__GOAL__:
Beginning with the opening line of the entries, return every line through the one containing "20, 30, 40];", both included, and nothing else. Omit pictures.

[Source code of charts]
........
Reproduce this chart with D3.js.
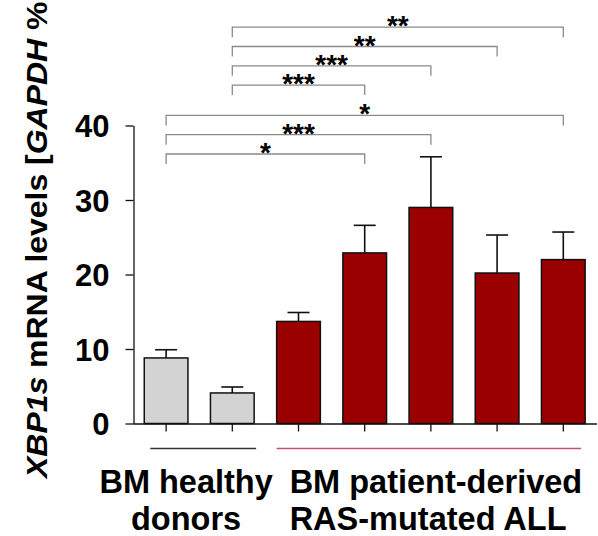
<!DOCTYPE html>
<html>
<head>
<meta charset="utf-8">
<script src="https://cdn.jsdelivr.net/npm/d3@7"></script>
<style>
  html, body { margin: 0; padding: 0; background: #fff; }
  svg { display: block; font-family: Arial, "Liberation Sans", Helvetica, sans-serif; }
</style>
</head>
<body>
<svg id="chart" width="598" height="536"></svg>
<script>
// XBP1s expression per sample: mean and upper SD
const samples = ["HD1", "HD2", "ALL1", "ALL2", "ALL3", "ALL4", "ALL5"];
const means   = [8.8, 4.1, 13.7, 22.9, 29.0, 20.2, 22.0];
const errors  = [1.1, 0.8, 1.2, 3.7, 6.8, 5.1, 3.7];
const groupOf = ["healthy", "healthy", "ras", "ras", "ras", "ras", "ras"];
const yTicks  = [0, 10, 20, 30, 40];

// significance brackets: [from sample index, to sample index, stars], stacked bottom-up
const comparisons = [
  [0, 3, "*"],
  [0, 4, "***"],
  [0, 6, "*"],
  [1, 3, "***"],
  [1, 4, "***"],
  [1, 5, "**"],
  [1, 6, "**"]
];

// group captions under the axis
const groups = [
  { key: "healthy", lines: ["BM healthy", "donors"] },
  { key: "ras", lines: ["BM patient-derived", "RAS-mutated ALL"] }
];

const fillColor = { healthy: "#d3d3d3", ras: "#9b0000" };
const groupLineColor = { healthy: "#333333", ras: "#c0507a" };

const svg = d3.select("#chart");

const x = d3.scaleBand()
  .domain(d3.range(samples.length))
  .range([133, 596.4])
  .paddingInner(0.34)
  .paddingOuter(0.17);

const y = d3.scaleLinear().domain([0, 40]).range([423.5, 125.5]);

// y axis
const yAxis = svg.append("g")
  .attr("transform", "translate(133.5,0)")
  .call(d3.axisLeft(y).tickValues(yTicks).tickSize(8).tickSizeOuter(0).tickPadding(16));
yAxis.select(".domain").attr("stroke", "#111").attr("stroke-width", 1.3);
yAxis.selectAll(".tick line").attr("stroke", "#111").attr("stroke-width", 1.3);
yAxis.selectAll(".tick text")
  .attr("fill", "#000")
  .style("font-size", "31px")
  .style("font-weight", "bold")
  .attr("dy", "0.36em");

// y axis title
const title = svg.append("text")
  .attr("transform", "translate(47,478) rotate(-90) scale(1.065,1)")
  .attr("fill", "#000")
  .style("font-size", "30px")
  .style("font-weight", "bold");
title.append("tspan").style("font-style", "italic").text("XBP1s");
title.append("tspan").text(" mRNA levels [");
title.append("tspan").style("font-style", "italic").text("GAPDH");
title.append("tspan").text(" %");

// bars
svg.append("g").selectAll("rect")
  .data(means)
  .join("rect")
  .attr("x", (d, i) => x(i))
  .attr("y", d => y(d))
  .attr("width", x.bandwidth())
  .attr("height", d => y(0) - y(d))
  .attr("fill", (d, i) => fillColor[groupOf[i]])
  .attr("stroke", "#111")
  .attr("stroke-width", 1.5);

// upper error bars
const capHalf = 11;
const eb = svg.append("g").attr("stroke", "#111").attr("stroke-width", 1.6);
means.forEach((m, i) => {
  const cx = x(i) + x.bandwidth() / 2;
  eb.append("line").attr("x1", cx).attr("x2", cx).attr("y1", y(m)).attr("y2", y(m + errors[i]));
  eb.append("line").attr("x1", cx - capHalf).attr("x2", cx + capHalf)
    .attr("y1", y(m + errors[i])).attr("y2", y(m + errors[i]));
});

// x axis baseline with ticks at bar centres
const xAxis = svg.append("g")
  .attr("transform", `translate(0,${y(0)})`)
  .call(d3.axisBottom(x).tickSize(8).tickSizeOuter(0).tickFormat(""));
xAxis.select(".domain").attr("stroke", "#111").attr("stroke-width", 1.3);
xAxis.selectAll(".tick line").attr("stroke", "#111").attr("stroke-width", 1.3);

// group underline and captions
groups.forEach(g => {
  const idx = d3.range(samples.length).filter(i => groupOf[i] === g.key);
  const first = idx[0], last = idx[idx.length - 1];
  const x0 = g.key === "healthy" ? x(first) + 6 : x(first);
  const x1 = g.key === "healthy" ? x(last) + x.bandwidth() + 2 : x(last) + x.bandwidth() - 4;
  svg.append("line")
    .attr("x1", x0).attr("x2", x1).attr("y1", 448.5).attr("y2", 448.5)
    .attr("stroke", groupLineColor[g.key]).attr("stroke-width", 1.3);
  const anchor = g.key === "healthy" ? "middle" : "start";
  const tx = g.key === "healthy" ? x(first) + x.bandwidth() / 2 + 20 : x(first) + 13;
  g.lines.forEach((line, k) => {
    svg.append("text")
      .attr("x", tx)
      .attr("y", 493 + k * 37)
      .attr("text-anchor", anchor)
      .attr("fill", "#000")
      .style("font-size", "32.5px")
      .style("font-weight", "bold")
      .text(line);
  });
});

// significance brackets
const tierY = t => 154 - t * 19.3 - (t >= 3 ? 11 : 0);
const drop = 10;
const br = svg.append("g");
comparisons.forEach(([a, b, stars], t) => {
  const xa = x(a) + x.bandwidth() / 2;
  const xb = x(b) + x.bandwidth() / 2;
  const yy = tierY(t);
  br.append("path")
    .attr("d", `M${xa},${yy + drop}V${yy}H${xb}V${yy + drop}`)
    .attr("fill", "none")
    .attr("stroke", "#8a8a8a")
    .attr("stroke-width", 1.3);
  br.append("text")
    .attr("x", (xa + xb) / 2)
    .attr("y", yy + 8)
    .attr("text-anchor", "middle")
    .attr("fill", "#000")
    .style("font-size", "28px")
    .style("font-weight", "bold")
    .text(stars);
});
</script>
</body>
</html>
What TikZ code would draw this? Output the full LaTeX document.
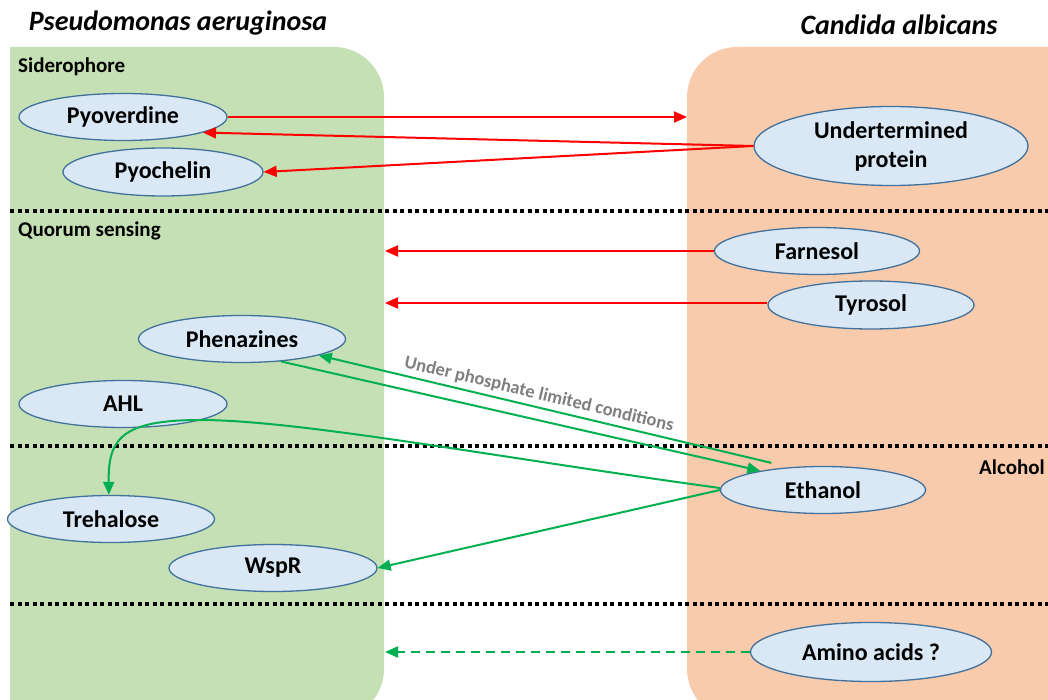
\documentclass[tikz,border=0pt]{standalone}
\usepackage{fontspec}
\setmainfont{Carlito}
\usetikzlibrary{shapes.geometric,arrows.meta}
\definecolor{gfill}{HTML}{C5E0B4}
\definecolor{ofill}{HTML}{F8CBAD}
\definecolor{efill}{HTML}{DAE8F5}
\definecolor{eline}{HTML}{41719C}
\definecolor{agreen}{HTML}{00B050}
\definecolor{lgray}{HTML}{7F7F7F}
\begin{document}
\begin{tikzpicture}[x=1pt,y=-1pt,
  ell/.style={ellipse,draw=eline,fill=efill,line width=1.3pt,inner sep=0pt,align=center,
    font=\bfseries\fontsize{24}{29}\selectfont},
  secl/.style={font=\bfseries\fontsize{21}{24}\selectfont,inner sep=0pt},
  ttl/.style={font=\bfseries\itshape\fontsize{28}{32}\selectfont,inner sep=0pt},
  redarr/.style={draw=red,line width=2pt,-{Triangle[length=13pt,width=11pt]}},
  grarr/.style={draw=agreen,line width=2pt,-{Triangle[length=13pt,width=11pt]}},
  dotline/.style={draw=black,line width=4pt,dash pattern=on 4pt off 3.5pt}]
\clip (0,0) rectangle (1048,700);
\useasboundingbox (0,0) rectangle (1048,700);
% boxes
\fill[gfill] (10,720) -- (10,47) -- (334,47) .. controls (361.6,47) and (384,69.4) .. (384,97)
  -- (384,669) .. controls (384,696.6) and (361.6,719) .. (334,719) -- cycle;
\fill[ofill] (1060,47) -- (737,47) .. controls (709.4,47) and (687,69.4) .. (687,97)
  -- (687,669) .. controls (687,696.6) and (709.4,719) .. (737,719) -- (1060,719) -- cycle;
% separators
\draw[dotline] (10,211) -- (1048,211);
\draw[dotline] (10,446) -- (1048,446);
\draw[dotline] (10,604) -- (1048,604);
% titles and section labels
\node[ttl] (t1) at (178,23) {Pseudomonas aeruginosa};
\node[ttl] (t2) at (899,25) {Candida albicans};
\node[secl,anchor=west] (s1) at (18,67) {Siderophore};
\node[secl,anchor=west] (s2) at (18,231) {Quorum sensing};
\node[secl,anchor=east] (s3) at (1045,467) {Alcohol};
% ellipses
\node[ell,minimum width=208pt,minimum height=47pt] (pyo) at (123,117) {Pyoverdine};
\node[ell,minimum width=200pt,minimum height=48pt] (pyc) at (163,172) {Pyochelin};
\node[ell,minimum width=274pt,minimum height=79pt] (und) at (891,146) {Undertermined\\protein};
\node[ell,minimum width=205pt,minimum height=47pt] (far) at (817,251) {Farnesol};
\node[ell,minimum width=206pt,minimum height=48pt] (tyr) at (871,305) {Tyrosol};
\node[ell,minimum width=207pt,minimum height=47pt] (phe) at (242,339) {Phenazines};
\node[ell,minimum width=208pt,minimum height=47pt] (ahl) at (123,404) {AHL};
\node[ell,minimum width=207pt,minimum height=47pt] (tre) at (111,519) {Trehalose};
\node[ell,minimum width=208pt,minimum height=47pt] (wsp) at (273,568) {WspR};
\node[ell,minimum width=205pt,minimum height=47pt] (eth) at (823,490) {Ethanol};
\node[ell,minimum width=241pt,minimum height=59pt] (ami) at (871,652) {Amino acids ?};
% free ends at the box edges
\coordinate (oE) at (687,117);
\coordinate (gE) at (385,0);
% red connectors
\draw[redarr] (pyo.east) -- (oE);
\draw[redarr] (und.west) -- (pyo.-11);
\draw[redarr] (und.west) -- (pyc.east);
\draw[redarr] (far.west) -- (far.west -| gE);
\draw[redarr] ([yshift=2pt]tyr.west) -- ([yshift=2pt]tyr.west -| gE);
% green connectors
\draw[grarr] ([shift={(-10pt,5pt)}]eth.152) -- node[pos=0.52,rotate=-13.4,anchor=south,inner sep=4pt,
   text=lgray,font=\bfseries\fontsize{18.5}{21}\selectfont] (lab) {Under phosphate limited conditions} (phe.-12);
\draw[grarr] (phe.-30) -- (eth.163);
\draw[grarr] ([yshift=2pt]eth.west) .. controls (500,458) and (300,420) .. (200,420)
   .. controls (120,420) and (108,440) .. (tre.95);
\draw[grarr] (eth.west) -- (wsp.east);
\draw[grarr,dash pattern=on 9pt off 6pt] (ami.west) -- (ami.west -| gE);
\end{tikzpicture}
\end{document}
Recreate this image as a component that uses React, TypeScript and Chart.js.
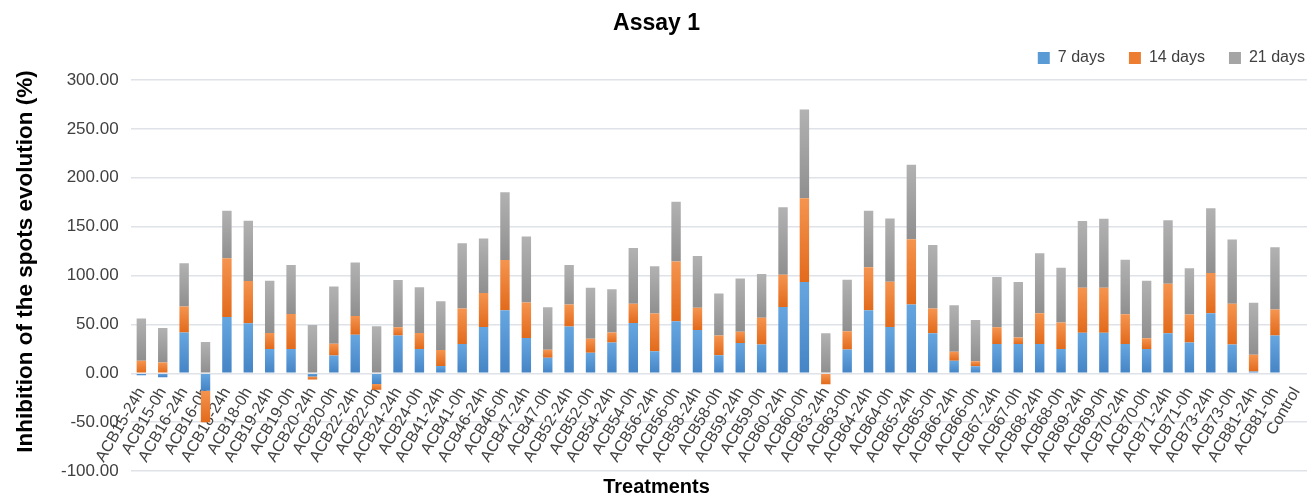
........
__CORRECT OUTPUT__:
Reproduce this chart with D3.js.
<!DOCTYPE html>
<html>
<head>
<meta charset="utf-8">
<script src="https://cdn.jsdelivr.net/npm/d3@7"></script>
<style>
  html, body { margin: 0; padding: 0; background: #fff; }
  svg { display: block; font-family: Arial, "Liberation Sans", Helvetica, sans-serif; }
</style>
</head>
<body>
<svg id="chart" width="598" height="536"></svg>
<script>
// XBP1s expression per sample: mean and upper SD
const samples = ["HD1", "HD2", "ALL1", "ALL2", "ALL3", "ALL4", "ALL5"];
const means   = [8.8, 4.1, 13.7, 22.9, 29.0, 20.2, 22.0];
const errors  = [1.1, 0.8, 1.2, 3.7, 6.8, 5.1, 3.7];
const groupOf = ["healthy", "healthy", "ras", "ras", "ras", "ras", "ras"];
const yTicks  = [0, 10, 20, 30, 40];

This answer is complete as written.